We tried spending the next day in all possible shopping avenues sleepy and tired. I remember crashing into slumber as soon as we boarded the train. We never spoke how we felt staying together. Knowing the guys and their background, I doubt they would ever do this and what courage they mustered for this crisis management.

As for me spending a night with these guys came as naturally then as awkward it feels now when I look back. This challenged the feminist in me. What was I scared of? Why had this memory faded away unlike others? What was I doing in the whole frame? Not even for a second did I think- we are friends and this is natural nor could I feel they were like brothers. Was I really narrow minded? Did the society reflect through me or vice-versa? Was I more feminist then or am I more now? And that’s why I still find it crazy.


KParthasarathi said...

A good write up and you write very well.An awkward situation no doubt however nice the guys are.

deeps said...

heyy buji ...
you are at your best when it comes to maska ha? :-p

niway ..
well, exactly 2 months back i was in some godforsaken villages in orissa, chattisgarh ... ummm

such places will surly test the power of our nerve ...
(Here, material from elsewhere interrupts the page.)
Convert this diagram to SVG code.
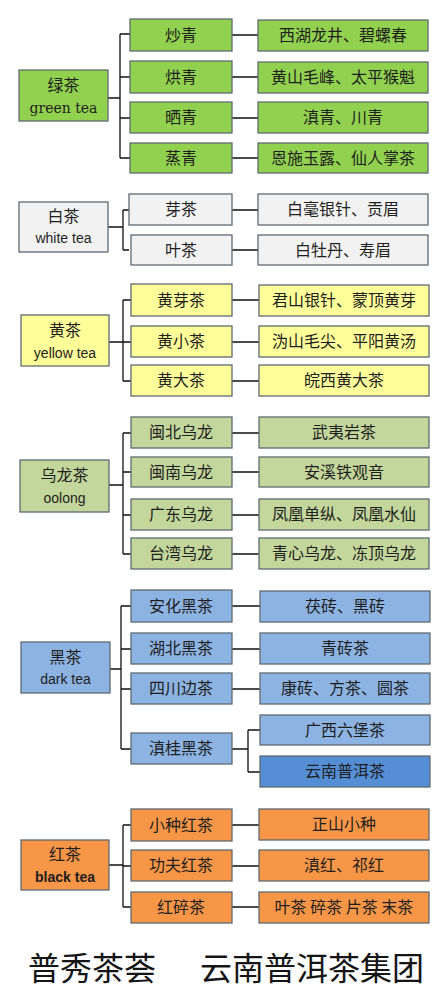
<svg xmlns="http://www.w3.org/2000/svg" width="444" height="991" viewBox="0 0 444 991">
<style>
.b{stroke:#5f6b73;stroke-width:1.3}
.g{fill:#92D050}.w{fill:#F2F2F2}.y{fill:#FFFF99}.o{fill:#C3D69B}.d{fill:#8DB3E2}.p{fill:#558ED5}.r{fill:#F79646}
text{font-family:"Noto Sans CJK SC","Liberation Sans",sans-serif;fill:#1e1e1e;text-anchor:middle}
.m{font-size:16px}.t{font-size:16px}.e{font-size:14px;font-family:"Liberation Sans","Noto Sans",sans-serif}
.s{font-family:"DejaVu Serif","Liberation Serif",serif;font-size:14px}
.f{font-size:32px;text-anchor:start;fill:#151515;font-weight:400}
#c path{fill:none;stroke:#111;stroke-width:1.3}
</style>
<g id="c">
<path d="M108 98H120M120 34V158M120 34H130M120 77H130M120 118H130M120 158H130M232 35H258M232 77H258M232 118H258M232 158H258"/>
<path d="M108 227H123M123 210V250M123 210H129M123 250H129M232 210H258M232 250H258"/>
<path d="M109 342H123M123 300V381M123 300H131M123 342H131M123 381H131M232 300H259M232 342H259M232 381H259"/>
<path d="M109 485H123M123 433V554M123 433H131M123 472H131M123 515H131M123 554H131M232 433H259M232 472H259M232 515H259M232 554H259"/>
<path d="M110 669H121M121 606V749M121 606H131M121 649H131M121 689H131M121 749H131M232 606H260M232 649H260M232 689H260M232 749H248M248 730V772M248 730H260M248 772H260"/>
<path d="M109 865H123M123 825V907M123 825H131M123 866H131M123 907H131M232 825H259M232 866H259M232 907H259"/>
</g>
<g id="green">
<rect class="b g" x="19" y="70" width="89" height="51"/><text class="m" x="63.5" y="91">绿茶</text><text class="s" x="63.5" y="113">green tea</text>
</g>
<g id="g1"><rect class="b g" x="130" y="19" width="102" height="32"/><text class="m" x="181" y="41">炒青</text><rect class="b g" x="258" y="20" width="170" height="31"/><text class="t" x="343" y="41">西湖龙井、碧螺春</text></g>
<g id="g2"><rect class="b g" x="130" y="61" width="102" height="32"/><text class="m" x="181" y="83">烘青</text><rect class="b g" x="258" y="62" width="170" height="31"/><text class="t" x="343" y="83">黄山毛峰、太平猴魁</text></g>
<g id="g3"><rect class="b g" x="130" y="102" width="102" height="31"/><text class="m" x="181" y="123">晒青</text><rect class="b g" x="258" y="102" width="170" height="31"/><text class="t" x="343" y="123">滇青、川青</text></g>
<g id="g4"><rect class="b g" x="130" y="143" width="102" height="30"/><text class="m" x="181" y="164">蒸青</text><rect class="b g" x="258" y="143" width="170" height="30"/><text class="t" x="343" y="164">恩施玉露、仙人掌茶</text></g>

<g id="white">
<rect class="b w" x="19" y="202" width="89" height="50"/><text class="m" x="63.5" y="222">白茶</text><text class="e" x="63.5" y="243">white tea</text>
</g>
<g id="w1"><rect class="b w" x="129" y="194" width="103" height="31"/><text class="m" x="181" y="215">芽茶</text><rect class="b w" x="258" y="194" width="170" height="31"/><text class="t" x="343" y="215">白毫银针、贡眉</text></g>
<g id="w2"><rect class="b w" x="131" y="235" width="101" height="30"/><text class="m" x="181" y="256">叶茶</text><rect class="b w" x="258" y="235" width="170" height="30"/><text class="t" x="343" y="256">白牡丹、寿眉</text></g>

<g id="yellow">
<rect class="b y" x="21" y="315" width="88" height="51"/><text class="m" x="65" y="336">黄茶</text><text class="e" x="65" y="358">yellow tea</text>
</g>
<g id="y1"><rect class="b y" x="131" y="284" width="101" height="32"/><text class="m" x="181" y="306">黄芽茶</text><rect class="b y" x="259" y="285" width="170" height="31"/><text class="t" x="344" y="306">君山银针、蒙顶黄芽</text></g>
<g id="y2"><rect class="b y" x="131" y="326" width="101" height="31"/><text class="m" x="181" y="347">黄小茶</text><rect class="b y" x="259" y="326" width="170" height="31"/><text class="t" x="344" y="347">沩山毛尖、平阳黄汤</text></g>
<g id="y3"><rect class="b y" x="131" y="365" width="101" height="31"/><text class="m" x="181" y="386">黄大茶</text><rect class="b y" x="259" y="365" width="170" height="31"/><text class="t" x="344" y="386">皖西黄大茶</text></g>

<g id="oolong">
<rect class="b o" x="20" y="460" width="89" height="52"/><text class="m" x="64.5" y="481">乌龙茶</text><text class="e" x="64.5" y="503">oolong</text>
</g>
<g id="o1"><rect class="b o" x="131" y="417" width="101" height="31"/><text class="m" x="181" y="438">闽北乌龙</text><rect class="b o" x="259" y="417" width="170" height="31"/><text class="t" x="344" y="438">武夷岩茶</text></g>
<g id="o2"><rect class="b o" x="131" y="457" width="101" height="30"/><text class="m" x="181" y="478">闽南乌龙</text><rect class="b o" x="259" y="457" width="170" height="30"/><text class="t" x="344" y="478">安溪铁观音</text></g>
<g id="o3"><rect class="b o" x="131" y="499" width="101" height="31"/><text class="m" x="181" y="520">广东乌龙</text><rect class="b o" x="259" y="499" width="170" height="31"/><text class="t" x="344" y="520">凤凰单纵、凤凰水仙</text></g>
<g id="o4"><rect class="b o" x="131" y="538" width="101" height="31"/><text class="m" x="181" y="559">台湾乌龙</text><rect class="b o" x="259" y="538" width="170" height="31"/><text class="t" x="344" y="559">青心乌龙、冻顶乌龙</text></g>

<g id="dark">
<rect class="b d" x="21" y="642" width="89" height="51"/><text class="m" x="65.5" y="663">黑茶</text><text class="e" x="65.5" y="684">dark tea</text>
</g>
<g id="d1"><rect class="b d" x="131" y="590" width="101" height="32"/><text class="m" x="181" y="612">安化黑茶</text><rect class="b d" x="260" y="591" width="170" height="31"/><text class="t" x="345" y="612">茯砖、黑砖</text></g>
<g id="d2"><rect class="b d" x="131" y="633" width="101" height="31"/><text class="m" x="181" y="654">湖北黑茶</text><rect class="b d" x="260" y="633" width="170" height="31"/><text class="t" x="345" y="654">青砖茶</text></g>
<g id="d3"><rect class="b d" x="131" y="673" width="101" height="31"/><text class="m" x="181" y="694">四川边茶</text><rect class="b d" x="260" y="673" width="170" height="31"/><text class="t" x="345" y="694">康砖、方茶、圆茶</text></g>
<g id="d4"><rect class="b d" x="131" y="733" width="101" height="31"/><text class="m" x="181" y="754">滇桂黑茶</text></g>
<g id="d5"><rect class="b d" x="260" y="715" width="170" height="30"/><text class="t" x="345" y="736">广西六堡茶</text></g>
<g id="d6"><rect class="b p" x="260" y="756" width="170" height="31"/><text class="t" x="345" y="777">云南普洱茶</text></g>

<g id="black">
<rect class="b r" x="21" y="840" width="88" height="50"/><text class="m" x="65" y="860">红茶</text><text class="e" x="65" y="882" font-weight="bold">black tea</text>
</g>
<g id="r1"><rect class="b r" x="131" y="809" width="101" height="32"/><text class="m" x="181" y="831">小种红茶</text><rect class="b r" x="259" y="809" width="170" height="31"/><text class="t" x="344" y="830">正山小种</text></g>
<g id="r2"><rect class="b r" x="131" y="850" width="101" height="31"/><text class="m" x="181" y="871">功夫红茶</text><rect class="b r" x="259" y="850" width="170" height="31"/><text class="t" x="344" y="871">滇红、祁红</text></g>
<g id="r3"><rect class="b r" x="131" y="892" width="101" height="31"/><text class="m" x="181" y="913">红碎茶</text><rect class="b r" x="259" y="892" width="170" height="31"/><text class="t" x="344" y="913">叶茶 碎茶 片茶 末茶</text></g>

<g id="footer">
<text class="f" x="28" y="980">普秀茶荟</text>
<text class="f" x="200" y="980">云南普洱茶集团</text>
</g>
</svg>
i hope u enjoy all such trips ...

Vishwanath Seshadri said...

Very interesting and impressive writing style..

I had a similar situation in UK when we were five guys and one girl and due to budget constraints had to share rooms. In London, we five gu

We decided that the juniourmost 2 guys would share the room with the lady and the three senys crammed into a room and the lady stayed in a separate room.

In another city, we ended up deciding that the three senior guys (incl. me) shared a room and the two junior guys shared the room with the lady.... Quite an experience..

The quirk said...

KP the content is mine . My writing style wasn't gr8. The editor always puts the magical strokes.

Deeps , I hate maska.

Viswanath, thanks for the comments. Keep reading

Sajit M Mathews said...

excellent narration.
clear Philosophy.
wonderful expression.
vivid, attractive and matter of fact presentation.